Your instructions
Skipping all pictures, set down the lines of the listing from the first through the one with "de croissance (Hors".

Given information
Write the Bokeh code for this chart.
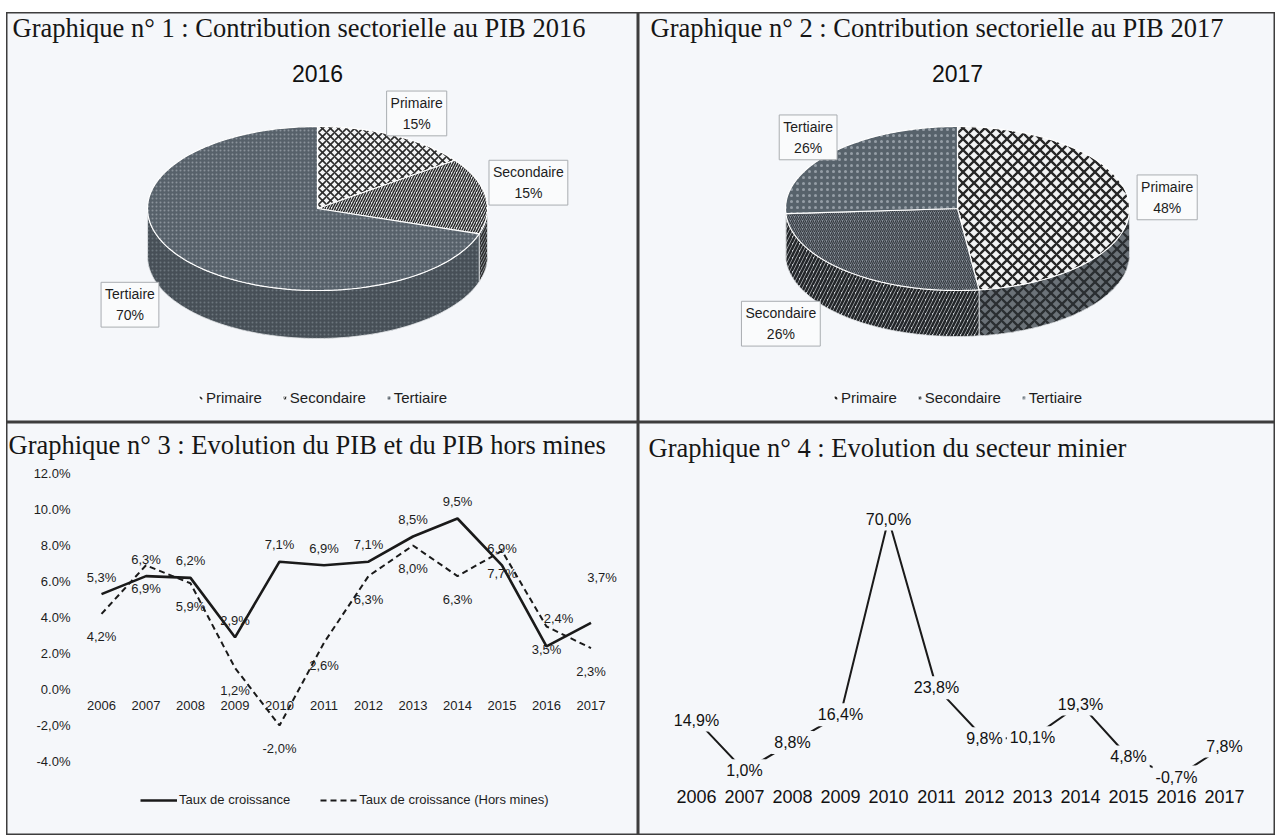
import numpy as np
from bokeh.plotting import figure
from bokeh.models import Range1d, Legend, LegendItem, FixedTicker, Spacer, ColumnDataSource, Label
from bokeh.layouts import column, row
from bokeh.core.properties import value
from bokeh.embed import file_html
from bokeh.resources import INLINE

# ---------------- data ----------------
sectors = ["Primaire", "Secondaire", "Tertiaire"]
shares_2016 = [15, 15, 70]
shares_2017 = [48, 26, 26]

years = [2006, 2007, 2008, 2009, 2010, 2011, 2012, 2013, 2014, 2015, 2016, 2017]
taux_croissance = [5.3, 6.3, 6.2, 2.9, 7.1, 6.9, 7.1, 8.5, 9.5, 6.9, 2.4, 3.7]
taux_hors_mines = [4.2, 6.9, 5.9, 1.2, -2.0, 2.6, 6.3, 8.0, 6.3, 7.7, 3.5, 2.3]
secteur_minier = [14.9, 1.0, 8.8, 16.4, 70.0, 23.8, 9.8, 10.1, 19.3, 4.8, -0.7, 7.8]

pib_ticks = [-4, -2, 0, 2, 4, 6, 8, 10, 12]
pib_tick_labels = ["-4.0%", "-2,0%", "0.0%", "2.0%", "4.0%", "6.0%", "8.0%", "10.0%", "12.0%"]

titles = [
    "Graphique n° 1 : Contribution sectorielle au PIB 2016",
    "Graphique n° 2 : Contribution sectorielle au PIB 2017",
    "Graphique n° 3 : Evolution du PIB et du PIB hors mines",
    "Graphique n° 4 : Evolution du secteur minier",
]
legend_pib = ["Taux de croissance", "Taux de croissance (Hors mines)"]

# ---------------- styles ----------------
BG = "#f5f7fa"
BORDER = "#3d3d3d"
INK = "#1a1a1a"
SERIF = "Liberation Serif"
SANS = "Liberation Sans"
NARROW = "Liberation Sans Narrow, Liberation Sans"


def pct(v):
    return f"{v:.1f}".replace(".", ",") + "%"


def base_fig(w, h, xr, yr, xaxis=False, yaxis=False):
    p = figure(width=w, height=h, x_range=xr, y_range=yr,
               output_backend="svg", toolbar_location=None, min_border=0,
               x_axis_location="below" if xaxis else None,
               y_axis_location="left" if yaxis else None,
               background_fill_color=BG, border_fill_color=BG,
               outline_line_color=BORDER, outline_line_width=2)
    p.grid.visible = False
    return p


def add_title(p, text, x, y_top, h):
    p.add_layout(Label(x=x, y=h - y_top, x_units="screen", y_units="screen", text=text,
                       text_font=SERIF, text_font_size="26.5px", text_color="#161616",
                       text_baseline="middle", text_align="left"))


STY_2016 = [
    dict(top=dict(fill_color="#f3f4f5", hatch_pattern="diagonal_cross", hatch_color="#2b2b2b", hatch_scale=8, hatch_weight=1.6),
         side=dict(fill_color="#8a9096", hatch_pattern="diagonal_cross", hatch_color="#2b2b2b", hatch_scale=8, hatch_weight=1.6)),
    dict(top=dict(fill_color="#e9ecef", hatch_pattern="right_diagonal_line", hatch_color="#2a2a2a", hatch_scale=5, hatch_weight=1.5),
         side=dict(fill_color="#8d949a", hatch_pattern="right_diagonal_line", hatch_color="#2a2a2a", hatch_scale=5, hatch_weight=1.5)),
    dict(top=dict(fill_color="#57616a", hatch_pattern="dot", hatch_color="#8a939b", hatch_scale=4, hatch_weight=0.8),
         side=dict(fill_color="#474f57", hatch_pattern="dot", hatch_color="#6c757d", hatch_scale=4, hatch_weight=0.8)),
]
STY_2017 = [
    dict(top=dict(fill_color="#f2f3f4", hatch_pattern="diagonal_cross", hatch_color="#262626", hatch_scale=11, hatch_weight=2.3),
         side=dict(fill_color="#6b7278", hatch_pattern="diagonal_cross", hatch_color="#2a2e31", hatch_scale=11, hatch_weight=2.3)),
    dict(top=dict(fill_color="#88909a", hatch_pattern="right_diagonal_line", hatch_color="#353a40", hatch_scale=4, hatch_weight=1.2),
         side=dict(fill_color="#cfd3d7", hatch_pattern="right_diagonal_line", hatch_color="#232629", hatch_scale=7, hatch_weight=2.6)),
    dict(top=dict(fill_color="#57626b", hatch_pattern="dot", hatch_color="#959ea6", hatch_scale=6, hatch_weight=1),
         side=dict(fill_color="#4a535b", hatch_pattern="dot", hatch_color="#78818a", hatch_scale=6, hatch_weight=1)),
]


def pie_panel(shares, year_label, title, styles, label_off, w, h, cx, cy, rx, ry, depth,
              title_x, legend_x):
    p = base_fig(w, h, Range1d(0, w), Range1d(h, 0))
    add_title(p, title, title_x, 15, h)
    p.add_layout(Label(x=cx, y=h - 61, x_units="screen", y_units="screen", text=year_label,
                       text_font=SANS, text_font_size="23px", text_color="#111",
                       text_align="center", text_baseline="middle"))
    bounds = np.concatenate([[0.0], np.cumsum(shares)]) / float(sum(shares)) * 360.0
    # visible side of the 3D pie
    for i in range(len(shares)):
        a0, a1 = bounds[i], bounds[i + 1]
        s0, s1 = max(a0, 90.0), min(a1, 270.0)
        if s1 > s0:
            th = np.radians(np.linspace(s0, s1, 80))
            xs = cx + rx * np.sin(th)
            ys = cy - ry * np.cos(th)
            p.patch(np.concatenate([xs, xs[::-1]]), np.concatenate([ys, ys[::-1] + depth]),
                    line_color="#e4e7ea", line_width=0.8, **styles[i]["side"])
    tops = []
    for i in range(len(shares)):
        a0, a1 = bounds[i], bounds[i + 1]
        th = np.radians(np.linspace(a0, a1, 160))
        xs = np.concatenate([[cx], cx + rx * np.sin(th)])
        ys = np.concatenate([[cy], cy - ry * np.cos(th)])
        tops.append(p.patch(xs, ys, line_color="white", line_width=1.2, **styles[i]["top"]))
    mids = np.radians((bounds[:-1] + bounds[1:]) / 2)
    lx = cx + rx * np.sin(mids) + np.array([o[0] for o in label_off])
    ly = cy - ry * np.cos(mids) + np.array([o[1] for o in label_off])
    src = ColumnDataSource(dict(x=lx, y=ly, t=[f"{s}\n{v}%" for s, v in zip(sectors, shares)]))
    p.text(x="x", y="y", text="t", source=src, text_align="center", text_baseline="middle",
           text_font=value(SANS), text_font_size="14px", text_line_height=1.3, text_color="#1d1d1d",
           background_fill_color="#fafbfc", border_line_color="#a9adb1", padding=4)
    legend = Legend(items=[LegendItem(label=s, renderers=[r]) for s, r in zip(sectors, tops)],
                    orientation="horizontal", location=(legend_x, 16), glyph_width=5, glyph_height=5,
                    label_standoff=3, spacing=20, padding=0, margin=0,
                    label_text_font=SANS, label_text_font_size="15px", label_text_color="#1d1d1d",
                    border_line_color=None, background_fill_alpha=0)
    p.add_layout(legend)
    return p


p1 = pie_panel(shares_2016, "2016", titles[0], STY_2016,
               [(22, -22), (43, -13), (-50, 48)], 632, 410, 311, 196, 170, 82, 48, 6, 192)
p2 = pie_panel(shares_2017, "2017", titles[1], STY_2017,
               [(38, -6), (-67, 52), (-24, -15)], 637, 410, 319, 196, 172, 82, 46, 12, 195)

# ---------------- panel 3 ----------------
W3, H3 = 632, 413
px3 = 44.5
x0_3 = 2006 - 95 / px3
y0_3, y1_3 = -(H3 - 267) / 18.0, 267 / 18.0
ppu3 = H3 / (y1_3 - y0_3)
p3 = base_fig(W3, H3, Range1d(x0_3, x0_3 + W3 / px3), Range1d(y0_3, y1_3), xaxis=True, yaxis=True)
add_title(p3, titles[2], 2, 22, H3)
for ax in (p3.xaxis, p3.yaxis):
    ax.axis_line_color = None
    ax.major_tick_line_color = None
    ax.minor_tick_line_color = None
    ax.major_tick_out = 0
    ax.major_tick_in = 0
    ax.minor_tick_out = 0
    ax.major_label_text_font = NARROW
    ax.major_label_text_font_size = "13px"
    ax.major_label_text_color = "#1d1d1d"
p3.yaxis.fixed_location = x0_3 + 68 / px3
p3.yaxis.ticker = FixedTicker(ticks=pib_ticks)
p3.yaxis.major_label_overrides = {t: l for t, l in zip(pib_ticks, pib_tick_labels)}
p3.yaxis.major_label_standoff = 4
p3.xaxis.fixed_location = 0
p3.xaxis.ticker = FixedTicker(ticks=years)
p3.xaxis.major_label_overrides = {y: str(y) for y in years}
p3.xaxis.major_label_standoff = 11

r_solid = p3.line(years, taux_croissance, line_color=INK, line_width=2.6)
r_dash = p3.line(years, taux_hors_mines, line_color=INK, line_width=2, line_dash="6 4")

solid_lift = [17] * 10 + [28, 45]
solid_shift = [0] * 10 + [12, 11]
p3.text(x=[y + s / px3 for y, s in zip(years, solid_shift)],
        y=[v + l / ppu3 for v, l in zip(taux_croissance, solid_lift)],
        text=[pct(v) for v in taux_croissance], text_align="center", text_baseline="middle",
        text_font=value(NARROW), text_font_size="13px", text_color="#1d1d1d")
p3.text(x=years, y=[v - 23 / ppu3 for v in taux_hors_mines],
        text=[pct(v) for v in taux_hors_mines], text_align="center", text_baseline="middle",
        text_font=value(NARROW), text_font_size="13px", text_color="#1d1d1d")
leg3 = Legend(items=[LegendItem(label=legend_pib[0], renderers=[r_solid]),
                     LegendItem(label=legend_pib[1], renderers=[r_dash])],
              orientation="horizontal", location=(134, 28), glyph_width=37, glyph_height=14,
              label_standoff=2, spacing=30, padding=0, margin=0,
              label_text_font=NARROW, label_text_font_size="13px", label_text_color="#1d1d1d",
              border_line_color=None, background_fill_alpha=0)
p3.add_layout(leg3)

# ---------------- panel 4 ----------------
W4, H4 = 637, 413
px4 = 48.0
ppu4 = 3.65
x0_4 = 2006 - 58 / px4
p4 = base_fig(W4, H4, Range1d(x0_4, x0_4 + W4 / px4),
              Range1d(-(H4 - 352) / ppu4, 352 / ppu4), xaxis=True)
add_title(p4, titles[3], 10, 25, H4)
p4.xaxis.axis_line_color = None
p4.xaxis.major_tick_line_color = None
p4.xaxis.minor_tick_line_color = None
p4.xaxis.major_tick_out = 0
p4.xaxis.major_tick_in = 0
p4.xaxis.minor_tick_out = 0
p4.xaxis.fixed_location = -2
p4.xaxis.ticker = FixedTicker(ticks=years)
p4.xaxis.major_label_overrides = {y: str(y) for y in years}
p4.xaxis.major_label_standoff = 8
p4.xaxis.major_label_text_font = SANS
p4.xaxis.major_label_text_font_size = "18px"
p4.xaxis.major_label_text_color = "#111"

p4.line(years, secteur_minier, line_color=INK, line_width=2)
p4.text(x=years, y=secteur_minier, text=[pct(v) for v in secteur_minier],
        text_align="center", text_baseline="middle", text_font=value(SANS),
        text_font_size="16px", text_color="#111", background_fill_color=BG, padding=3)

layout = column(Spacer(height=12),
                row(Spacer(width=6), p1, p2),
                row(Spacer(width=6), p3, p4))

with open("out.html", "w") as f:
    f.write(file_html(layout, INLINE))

Response to this exercise
Write the Bokeh code for this chart.
import numpy as np
from bokeh.plotting import figure
from bokeh.models import Range1d, Legend, LegendItem, FixedTicker, Spacer, ColumnDataSource, Label
from bokeh.layouts import column, row
from bokeh.core.properties import value
from bokeh.embed import file_html
from bokeh.resources import INLINE

# ---------------- data ----------------
sectors = ["Primaire", "Secondaire", "Tertiaire"]
shares_2016 = [15, 15, 70]
shares_2017 = [48, 26, 26]

years = [2006, 2007, 2008, 2009, 2010, 2011, 2012, 2013, 2014, 2015, 2016, 2017]
taux_croissance = [5.3, 6.3, 6.2, 2.9, 7.1, 6.9, 7.1, 8.5, 9.5, 6.9, 2.4, 3.7]
taux_hors_mines = [4.2, 6.9, 5.9, 1.2, -2.0, 2.6, 6.3, 8.0, 6.3, 7.7, 3.5, 2.3]
secteur_minier = [14.9, 1.0, 8.8, 16.4, 70.0, 23.8, 9.8, 10.1, 19.3, 4.8, -0.7, 7.8]

pib_ticks = [-4, -2, 0, 2, 4, 6, 8, 10, 12]
pib_tick_labels = ["-4.0%", "-2,0%", "0.0%", "2.0%", "4.0%", "6.0%", "8.0%", "10.0%", "12.0%"]

titles = [
    "Graphique n° 1 : Contribution sectorielle au PIB 2016",
    "Graphique n° 2 : Contribution sectorielle au PIB 2017",
    "Graphique n° 3 : Evolution du PIB et du PIB hors mines",
    "Graphique n° 4 : Evolution du secteur minier",
]
legend_pib = ["Taux de croissance", "Taux de croissance (Hors mines)"]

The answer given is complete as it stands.